Cafetaria UKSW sebagai Co-working Space
Selain Cafe Rindang, UKSW juga memiliki Cafetaria (dinamakan Cafetaria UKSW) yang letaknya juga strategis karena dekat parkiran sepeda motor dan mobil, dekat dengan Rektorat, Kantor Lembaga Kemahasiswaan UKSW, UNI Store dan Plaza Satya Wacana. Sudah sejak lama saya mendengar Cafetaria UKSW ini akan dibangun menjadi dua lantai dimana lantai 2 khusus untuk area merokok sedangkan lantai 1 adalah area dilarang merokok, namun nampaknya rencana itu belum terwujud. Saya tidak terlalu peduli dengan rancangan dua lantai (atau tetap satu lantai), point saya adalah Cafetaria UKSW ini perlu di tata ulang dengan konsep co-working space sebagai tempat tumbuhnya ide-ide cemerlang.
Sebagai co-working space, mahasiswa dan dosen akan nyaman bekerja karena bekerja di ruang terbuka/ruang bersama (public space) tanpa ada sekat “saya dosen dan anda mahasiswa” sebagaimana terjadi di ruang kelas, akan lebih leluasa karena merasa tidak diawasi, dan tidak menutup kemungkinan akan bertemu dengan orang-orang baru dari luar kampus UKSW yang berkunjung untuk sekadar ngobrol dan ngopi sambil mendengar alunan musik tentunya, selain itu perlu disediakan space yang cukup untuk nongkrong cerdas seperti ngopi sambil bedah film, ngopi sambil bedah buku, atau ngopi sambil diskusi draft tulisan. Tentu perlu dukungan fasilitas yang memadai dan nyaman, seperti Free WiFi, meja yang dilengkapi saklar listrik dan kursi yang nyaman dengan sandaran yang empuk, LCD Projector, sajian makanan dan minuman yang higienis, style karyawan cafe yang nyentrik, serta desain interior yang humanity.
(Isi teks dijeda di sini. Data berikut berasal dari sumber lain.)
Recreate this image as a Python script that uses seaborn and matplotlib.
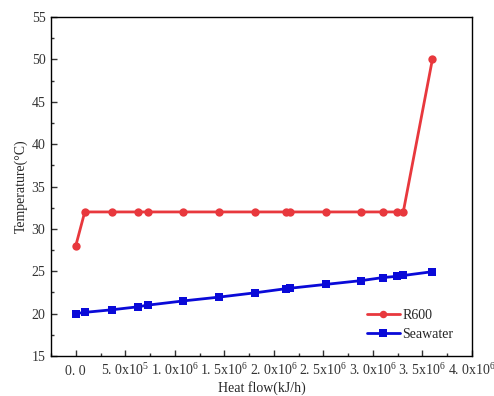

Penataan ulang Cafetaria UKSW dengan konsep co-working space sangat cocok dengan culture akademik UKSW sebagai kampus Indonesia Mini. Di mana co-working space merupakan konsep ruang terbuka/ruang bersama (public space) yang mengandung nilai-nilai komunitas akademik, nilai-nilai kolaborasi akademik antara mahasiswa dan dosen, nilai-nilai pembelajaran dan nilai-nilai berkelanjutan (sustainable). Dari segi itulah, Cafetaria UKSW dapat dipandang sebagai bagian dari Collective Action (Aksi Bersama) civitas akademika UKSW untuk mencerminkan branding UKSW sebagai Kampus Indonesia Mini.

Kopi dan Nongkrong Milenial
Cafe dan mahasiswa (juga dosen) tidak terlepas dari kegiatan ngopi dan nongkrong (serta alunan musik) tentu dalam arti yang luas. Karena itu apalah artinya cafe tanpa coffee! Saya sendiri percaya bahwa ide dan gagasan cemerlang serta pemikiran kritis tidak hanya lahir dari diskusi di ruang kuliah, tetapi juga lahir dari “diskusi di warung kopi”. Karena itu sajian kopi dan alunan musik menjadi “catatan penting” dalam pengelolaan cafe, baik di Cafe Rindang maupun Cafetaria UKSW dalam konsep yang baru sebagai Digital Library Cafe dan Co-working Space. Catatan lain yang juga tidak kalah penting selain sajian kopi adalah adalah menanamkan prinsip sociopreneurship agar harga makanan dan minuman yang disajikan relatif terjangkau oleh mahasiswa. 
 
Jika tak berani melakukan inovasi, maka Cafetaria UKSW saat ini tidak ada bedanya dengan Warung Tenda!